Congress recently passed the Farm, Food, and National Security Act of 2026 (FFNS Act), a major new farm bill designed to expand land conservation efforts, improve agricultural resilience, and help preserve America’s remaining farmland.

Although the law attempts to slow farmland loss, Congress continues to avoid the primary force driving the problem: relentless outward development fueled by housing demand generated by persistently high levels of immigration. 

The Real Threat Is Sprawl

In recent years, farmland preservation has become a growing national concern. Rural communities increasingly worry about the disappearance of productive farmland beneath subdivisions, warehouses, highways, power line corridors, and industrial development. Much of the public debate has focused on solar projects, zoning battles, and renewable energy siting.

Yet the real threat to American farmland is not solar panels at all. It is suburban and exurban sprawl. Reuters reported in 2024 that the USDA considers urban sprawl and development to be larger contributors to farmland loss than solar energy projects. Metropolitan regions continue expanding outward into agricultural areas because farmland at the suburban fringe is often the easiest and cheapest land to develop. 

The scale of this land conversion is startling. Research from the American Farmland Trust estimates that from 2001 through 2016, the United States converted or paved over roughly 11 million acres of agricultural land. The organization projects that another 18.4 million acres could disappear by 2040 if current trends continue.

Housing development pushes against the edge of productive farmland. As population growth increases demand for housing, more agricultural land is converted to subdivisions, roads, and infrastructure—reducing the land available for food production.
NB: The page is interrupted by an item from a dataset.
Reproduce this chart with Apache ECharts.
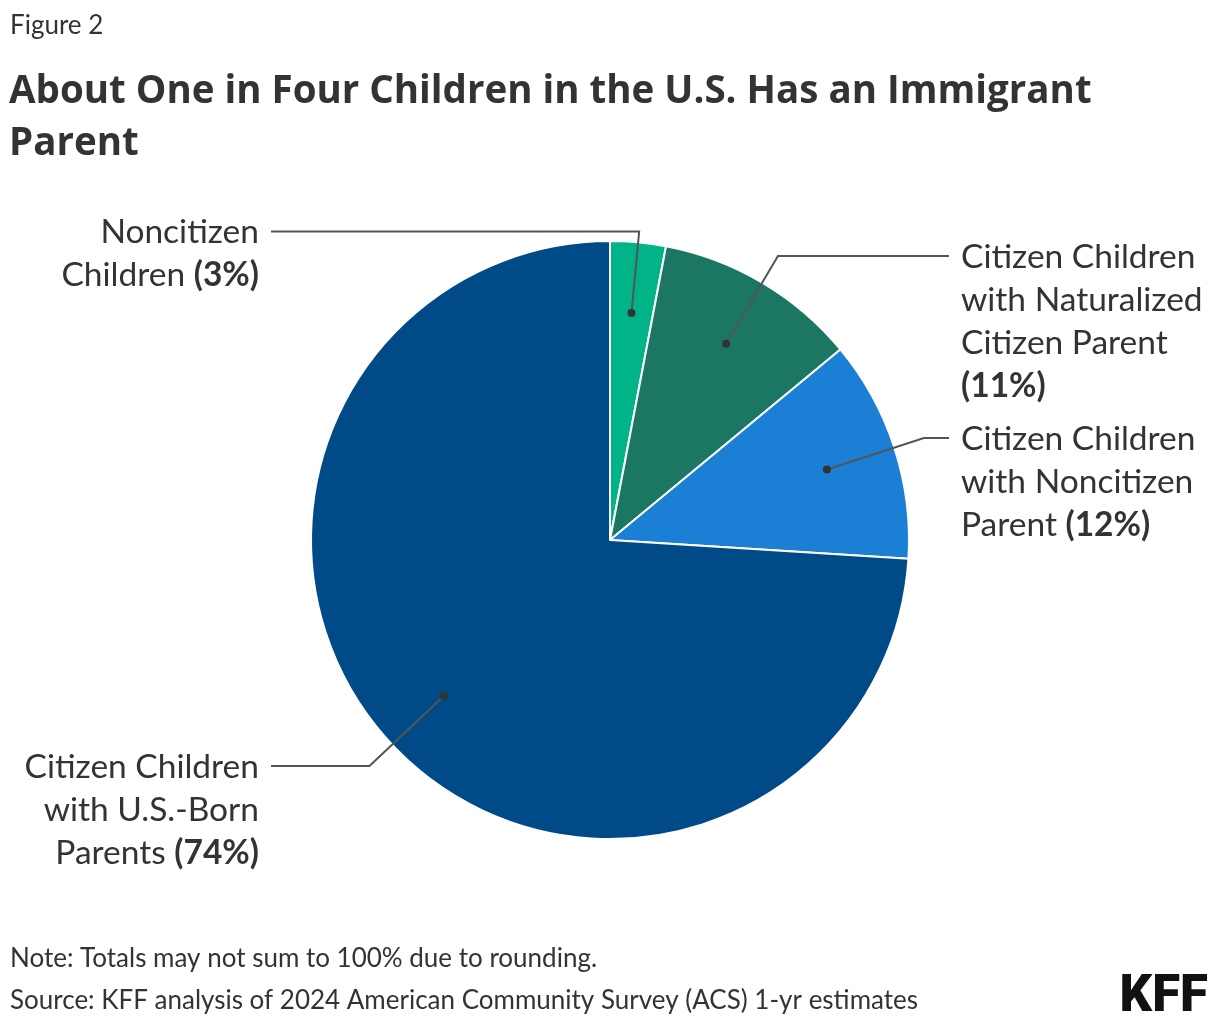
<!DOCTYPE html>
<html><head><meta charset="utf-8">
<script src="https://cdn.jsdelivr.net/npm/echarts@6/dist/echarts.min.js"></script>
<style>html,body{margin:0;padding:0;background:#fff}#c{width:1220px;height:1028px}</style>
</head><body><div id="c"></div>
<script>
// ---- data ----
const categories = [
  'Noncitizen Children',
  'Citizen Children with Naturalized Citizen Parent',
  'Citizen Children with Noncitizen Parent',
  'Citizen Children with U.S.-Born Parents'
];
const labelNameLines = [
  ['Noncitizen', 'Children'],
  ['Citizen Children', 'with Naturalized', 'Citizen Parent'],
  ['Citizen Children', 'with Noncitizen', 'Parent'],
  ['Citizen Children', 'with U.S.-Born', 'Parents']
];
const values = [3, 11, 12, 74];
const pctOwnLine = [false, true, false, false];
const colors = ['#00b487', '#1b7762', '#1b80d5', '#004a87'];

// ---- layout config ----
const FONT = 'Lato';
const TITLE_FONT = 'Open Sans';
const CX = 610, CY = 540, R = 299, DOT_R = 225;
const labelSide = ['left', 'right', 'right', 'left'];
const elbowR = [310, 330, 330, 330];
const LINE_REACH = 339, TEXT_GAP = 12, LINE_H = 43;

const chart = echarts.init(document.getElementById('c'), null, {renderer: 'canvas'});

const mainData = values.map((v, i) => ({value: v, name: categories[i], itemStyle: {color: colors[i]}}));
const ghostData = values.map((v, i) => ({value: v, name: categories[i]}));

function fmt(params) {
  const i = params.dataIndex;
  const lines = labelNameLines[i].map(s => '{t|' + s + '}');
  const pct = '{p|(' + values[i] + '%)}';
  if (pctOwnLine[i]) lines.push(pct);
  else lines[lines.length - 1] = lines[lines.length - 1] + '{t| }' + pct;
  return lines.join('\n');
}

const option = {
  backgroundColor: '#fff',
  animation: false,
  title: [
    {text: 'Figure 2', left: 10, top: 13, padding: 0,
     textStyle: {fontFamily: FONT, fontSize: 26, fontWeight: 400, color: '#333'}},
    {text: 'About One in Four Children in the U.S. Has an Immigrant\nParent', left: 9, top: 66, padding: 0,
     textStyle: {fontFamily: TITLE_FONT, fontSize: 38.5, fontWeight: 700, lineHeight: 52, color: '#333'}},
    {text: 'Note: Totals may not sum to 100% due to rounding.\nSource: KFF analysis of 2024 American Community Survey (ACS) 1-yr estimates',
     left: 10, top: 938, padding: 0,
     textStyle: {fontFamily: FONT, fontSize: 26, fontWeight: 400, lineHeight: 42, color: '#333'}},
    {text: 'KFF', right: 12, top: 973, padding: 0,
     textStyle: {fontFamily: 'Roboto', fontSize: 51, fontWeight: 900, color: '#111'}}
  ],
  series: [
    {
      type: 'pie', center: [CX, CY], radius: R, startAngle: 90, clockwise: true,
      silent: true, label: {show: false}, labelLine: {show: false},
      itemStyle: {borderColor: '#fff', borderWidth: 2},
      data: mainData, z: 1
    },
    {
      type: 'pie', center: [CX, CY], radius: DOT_R, startAngle: 90, clockwise: true,
      silent: true, z: 3,
      itemStyle: {color: 'rgba(0,0,0,0)'},
      label: {
        show: true, position: 'outside', formatter: fmt,
        rich: {
          t: {fontFamily: FONT, fontSize: 33.5, fontWeight: 400, color: '#333', lineHeight: LINE_H},
          p: {fontFamily: FONT, fontSize: 33.5, fontWeight: 700, color: '#333', lineHeight: LINE_H}
        }
      },
      labelLine: {show: true, length: 20, length2: 20, smooth: false,
                  lineStyle: {color: '#555', width: 2}},
      labelLayout: function (params) {
        const i = params.dataIndex;
        const p0 = params.labelLinePoints[0];
        const dx = p0[0] - CX, dy = p0[1] - CY;
        const len = Math.sqrt(dx * dx + dy * dy);
        const ex = CX + dx / len * elbowR[i];
        const ey = CY + dy / len * elbowR[i];
        const right = labelSide[i] === 'right';
        const endX = right ? CX + LINE_REACH : CX - LINE_REACH;
        return {
          x: right ? endX + TEXT_GAP : endX - TEXT_GAP,
          y: ey - LINE_H / 2 + 1,
          align: right ? 'left' : 'right',
          verticalAlign: 'top',
          labelLinePoints: [[p0[0], p0[1]], [ex, ey], [endX, ey]]
        };
      },
      data: ghostData
    },
    {
      type: 'pie', center: [CX, CY], radius: [DOT_R - 1, DOT_R + 1], startAngle: 90, clockwise: true,
      silent: true, z: 4,
      itemStyle: {color: 'rgba(0,0,0,0)'},
      label: {
        show: true, position: 'inside', formatter: '{d|}',
        rich: {d: {width: 8, height: 8, borderRadius: 4, backgroundColor: '#333'}}
      },
      labelLine: {show: false},
      data: ghostData
    }
  ]
};
chart.setOption(option);
</script>
</body></html>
Conservation Cannot Outrun This One Policy

The FFNS Act attempts to respond to America’s farmland crisis through expanded conservation tools and farmland protection initiatives. In doing so, the law acknowledges that preserving agricultural land is essential not only for farming itself, but also for food security, rural economies, water management, and long-term national resilience.

But meaningful farmland preservation ultimately requires addressing the forces that create demand for new development. As long as high immigration levels continue generating demand for additional housing, roads, schools, and infrastructure, pressure to convert agricultural land will persist.

Zoning restrictions, conservation easements, and preservation grants may slow land conversion temporarily, but rising housing demand steadily increases the financial incentives for farmland development. Over time, developers bid up agricultural land prices, roads expand outward, and utilities extend deeper into rural areas. Eventually, farmland preservation efforts are overwhelmed by the economic and political pressures created by continual growth.

Protecting farmland therefore requires more than preserving individual parcels. It also requires reducing the development pressure that high immigration levels continually push into rural landscapes and productive agricultural regions.

Immigration Must Be Part of the Conservation Debate

America cannot permanently protect agricultural land while simultaneously absorbing the housing demand generated by persistently high immigration levels. Farmland preservation is not simply a matter of conservation policy. It is also about ensuring that the land base supporting food production, water resources, and ecological stability is not steadily consumed by development pressures that could readily be moderated through changes in immigration policy. 

Our nation already loses enormous amounts of farmland each year to expanding development. If policymakers are serious about preserving America’s agricultural land base, then immigration — now the primary driver of U.S. population growth — can no longer remain outside the national land-use.